Find the set of values of a so that the equation $(\arcsin x)^3+ (\arccos x)^3= a\pi^3$ has a solution.
Attempt:
Let $y = \arcsin x$ (just for convenience to avoid typing/ writing $\arcsin$ over and over again )
Note that $y + \arccos x = \pi /2$
We have
$(y+\arccos x)(y^2 + (\frac\pi 2-y)^2 - y (\frac \pi2 - y)= a\pi^3$
$\implies (\sqrt 3y- \dfrac{\sqrt3}{4}\pi)^2+\dfrac{\pi^2}{16}= 2a\pi^2$
$-\frac \pi 2\le y \le \frac\pi 2$
$\implies -\dfrac{\sqrt 3 \pi}{2} - \sqrt{3}\pi/ 4\le \sqrt 3 y - \frac{\sqrt {3}}{4}\pi \le \dfrac{\sqrt 3 \pi}{2}-\sqrt{3}\pi/ 4\\ \implies 0\le 2a\pi^2- \dfrac{\pi^2}{16}\le \dfrac{3}{16}\pi^2 \implies a\in [\dfrac{1}{32}, \dfrac{1}{16}]$
I get the right lower limit of $a$ but the upper limit given in the answer is $7/8$.
I'll be grateful if someone could point out my error and if that has been done, provide alternative, easier ways to solve this problem.

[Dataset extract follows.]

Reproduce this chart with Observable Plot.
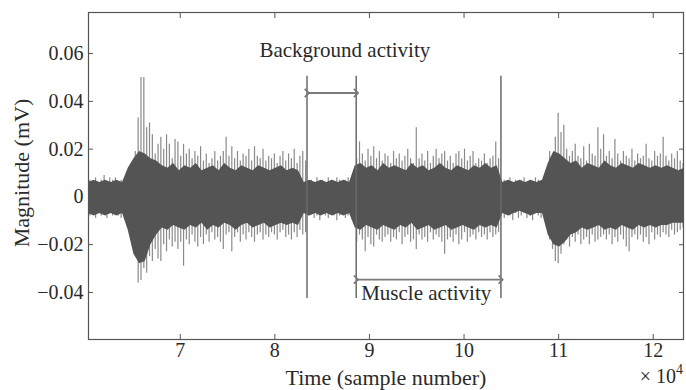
<!DOCTYPE html>
<html>
<head>
<meta charset="utf-8">
<script src="https://cdn.jsdelivr.net/npm/d3@7"></script>
<script src="https://cdn.jsdelivr.net/npm/@observablehq/plot@0.6"></script>
<style>
  html, body { margin: 0; padding: 0; background: #fff; }
  #chart { width: 686px; height: 390px; }
</style>
</head>
<body>
<div id="chart"></div>
<script>
// EMG trace (units: 10^-3 mV)
const sampleStart = 60450;   // first sample of the peak series
const sampleStep = 300;      // samples between peak readings
const upperPeaks = [
  7,6,8,6,7,9,6,8,7,8,6,7,6,7,
  10,14,19,33,50,50,29,31,
  26,18,22,25,20,26,22,16,24,
  23,17,22,18,20,16,19,17,21,15,
  18,14,16,19,15,17,19,25,17,21,
  16,19,15,18,17,20,15,21,17,16,
  20,15,17,16,18,14,17,19,15,18,
  16,20,14,17,19,15,
  6,7,5,8,6,7,6,8,7,6,8,7,6,7,8,6,7,
  16,23,18,15,20,17,21,16,19,15,18,
  17,14,19,16,18,15,17,20,16,14,29,
  16,18,15,19,14,17,20,16,18,19,15,
  17,14,18,19,16,20,15,17,19,14,16,
  15,18,14,16,17,23,16,
  6,7,6,8,5,7,6,7,8,6,7,6,8,7,6,7,
  12,19,16,25,35,27,30,20,17,19,
  22,17,16,21,15,22,18,17,29,20,26,
  17,19,16,24,18,15,19,17,16,20,15,
  18,16,17,22,16,15,19,17,18,25,
  17,15,18,16,19,15,14
];
const lowerPeaks = [
  -8,-7,-9,-6,-8,-7,-9,-6,-8,-7,-8,-9,-7,-8,
  -11,-15,-24,-36,-35,-30,-32,-25,
  -27,-22,-26,-27,-20,-23,-18,-21,-19,
  -22,-19,-29,-18,-20,-16,-19,-21,-17,-20,
  -16,-19,-15,-18,-17,-19,-22,-16,-15,-23,
  -17,-15,-19,-16,-18,-15,-17,-19,-16,-15,
  -18,-16,-17,-15,-16,-18,-15,-14,-17,-16,
  -18,-15,-17,-14,-16,-15,
  -8,-7,-9,-8,-10,-7,-8,-9,-7,-8,-10,-8,-7,-9,-8,-7,-9,
  -19,-16,-18,-23,-17,-20,-21,-16,-18,-19,-17,
  -16,-19,-17,-18,-15,-20,-17,-16,-19,-18,-22,
  -16,-18,-17,-19,-15,-18,-16,-17,-19,-24,-18,
  -17,-19,-16,-20,-18,-15,-19,-17,-16,-18,-15,
  -17,-16,-18,-15,-17,-16,-15,
  -8,-9,-7,-8,-10,-7,-9,-8,-7,-9,-8,-10,-7,-8,-9,-8,
  -12,-18,-22,-27,-28,-24,-20,-18,-21,-17,
  -19,-16,-20,-18,-17,-20,-16,-19,-18,-17,-16,
  -18,-16,-20,-17,-19,-16,-18,-21,-23,-17,-16,
  -18,-16,-19,-17,-20,-15,-18,-16,-17,-15,
  -16,-17,-14,-16,-15,-14,-13
];
// dense dark core of the trace (units: 10^-3 mV)
const coreStart = 60300;
const coreStep = 600;
const coreUpper = [
  6,7,6,7,6,7,6,
  12,16,19,18,16,15,
  13,12,14,11,13,12,14,11,12,13,11,14,12,11,13,12,11,13,12,11,12,13,11,12,11,
  6,7,6,7,6,7,6,7,6,
  13,14,12,13,11,14,12,13,12,11,14,12,13,11,12,14,12,11,13,12,11,13,12,14,12,13,
  6,7,6,7,6,7,6,7,
  14,19,18,16,14,15,12,14,13,12,15,13,12,14,13,12,14,13,12,13,12,13,12,11,12
];
const coreLower = [
  -7,-8,-7,-8,-7,-8,-7,
  -14,-24,-28,-27,-20,-16,
  -13,-14,-12,-13,-14,-12,-13,-11,-14,-12,-13,-11,-12,-14,-12,-11,-13,-12,-11,-13,-12,-11,-12,-11,-12,
  -7,-8,-7,-8,-7,-8,-7,-8,-7,
  -13,-14,-12,-13,-14,-12,-13,-14,-12,-13,-11,-14,-13,-12,-14,-13,-12,-14,-13,-12,-13,-14,-12,-13,-12,-13,
  -7,-8,-7,-6,-7,-8,-7,-7,
  -16,-20,-21,-19,-16,-15,-13,-14,-13,-12,-14,-13,-14,-12,-13,-14,-12,-13,-12,-13,-12,-12,-11,-11,-11
];

// segment markers and annotations
const markerSamples = [83400, 88600, 103900];
const markerTop = [0.0505, 0.0505, 0.0505];
const markerBottom = [-0.0425, -0.0425, -0.0425];
const annotationText = ["Background activity", "Muscle activity"];
const annotationSample = [87400, 96000];
const annotationY = [0.0613, -0.0404];
const spanStart = [83400, 88600];
const spanEnd = [88600, 103900];
const spanY = [0.0435, -0.0346];

const xTicks = [70000, 80000, 90000, 100000, 110000, 120000];
const yTicks = [-0.04, -0.02, 0, 0.02, 0.04, 0.06];
const xDomain = [60300, 123200];
const yDomain = [-0.0597, 0.0772];

const unit = 1e-3;
const peaks = upperPeaks.map((u, i) => ({t: sampleStart + i * sampleStep, hi: u * unit, lo: lowerPeaks[i] * unit}));
const core = coreUpper.map((u, i) => ({t: coreStart + i * coreStep, hi: u * unit, lo: coreLower[i] * unit}));
const markers = markerSamples.map((t, i) => ({t, y1: markerBottom[i], y2: markerTop[i]}));
const notes = annotationText.map((text, i) => ({text, t: annotationSample[i], y: annotationY[i]}));
const spans = spanStart.map((a, i) => ({x1: a, x2: spanEnd[i], y: spanY[i]}));

const font = "'Liberation Serif', 'DejaVu Serif', serif";
const ink = "#2a2a2a";
const yFormat = d3.format(".2~f");

const chart = Plot.plot({
  width: 686,
  height: 390,
  marginLeft: 88,
  marginRight: 3,
  marginTop: 12,
  marginBottom: 51,
  style: {fontFamily: font, fontSize: "20px", color: ink, background: "#fff"},
  x: {domain: xDomain},
  y: {domain: yDomain},
  marks: [
    Plot.ruleX(peaks, {x: "t", y1: "lo", y2: "hi", stroke: "#8a8a8a", strokeWidth: 1.2, clip: true}),
    Plot.areaY(core, {x: "t", y1: "lo", y2: "hi", fill: "#545454", curve: "linear", clip: true}),
    Plot.ruleX(markers, {x: "t", y1: "y1", y2: "y2", stroke: "#6a6a6a", strokeWidth: 1.5}),
    Plot.link(spans, {x1: "x1", x2: "x2", y1: "y", y2: "y", stroke: "#7a7a7a", strokeWidth: 1.8, markerStart: "arrow", markerEnd: "arrow"}),
    Plot.text(notes, {x: "t", y: "y", text: "text", fontSize: 21, fill: ink, textAnchor: "middle", lineAnchor: "middle"}),
    Plot.frame({stroke: "#555", strokeWidth: 1.2}),
    Plot.axisX({anchor: "bottom", ticks: xTicks, tickFormat: d => d / 1e4, tickSize: -5, tickPadding: 8, label: null, fontSize: 20, fill: ink, stroke: "#555"}),
    Plot.axisX({anchor: "top", ticks: xTicks, tickFormat: () => "", tickSize: -5, label: null, stroke: "#555"}),
    Plot.axisY({anchor: "left", ticks: yTicks, tickFormat: yFormat, tickSize: -5, tickPadding: 10, label: null, fontSize: 20, fill: ink, stroke: "#555"}),
    Plot.axisY({anchor: "right", ticks: yTicks, tickFormat: () => "", tickSize: -5, label: null, stroke: "#555"})
  ]
});

const svg = d3.select(chart);
svg.append("text")
  .attr("transform", "translate(29,173) rotate(-90)")
  .attr("text-anchor", "middle")
  .attr("font-size", 22)
  .attr("font-family", font)
  .attr("fill", ink)
  .text("Magnitude (mV)");
svg.append("text")
  .attr("x", 386).attr("y", 385)
  .attr("text-anchor", "middle")
  .attr("font-size", 22)
  .attr("font-family", font)
  .attr("fill", ink)
  .text("Time (sample number)");
const mult = svg.append("text")
  .attr("x", 683).attr("y", 383)
  .attr("text-anchor", "end")
  .attr("font-size", 20)
  .attr("font-family", font)
  .attr("fill", ink);
mult.append("tspan").text("× 10");
mult.append("tspan").attr("dy", -9).attr("font-size", 14).text("4");

document.getElementById("chart").appendChild(chart);
</script>
</body>
</html>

The question is equivalent to finding the range of the function $$x\mapsto \frac{(\arcsin x)^3+ (\arccos x)^3}{\pi^3}$$
defined on $[-1,1]$.
You can do that by studying the variations of the function via its derivative, and the data of extremal values in $x=-1$ and $x=1$.
Edit
The problem is here: $ -\dfrac{\sqrt 3 \pi}{2} - \sqrt{3}\pi/ 4\le \sqrt 3 y - \frac{\sqrt {3}}{4}\pi \le \dfrac{\sqrt 3 \pi}{2}-\sqrt{3}\pi/ 4$
from here, the largest value for the square will come from squaring the LHS, not the RHS.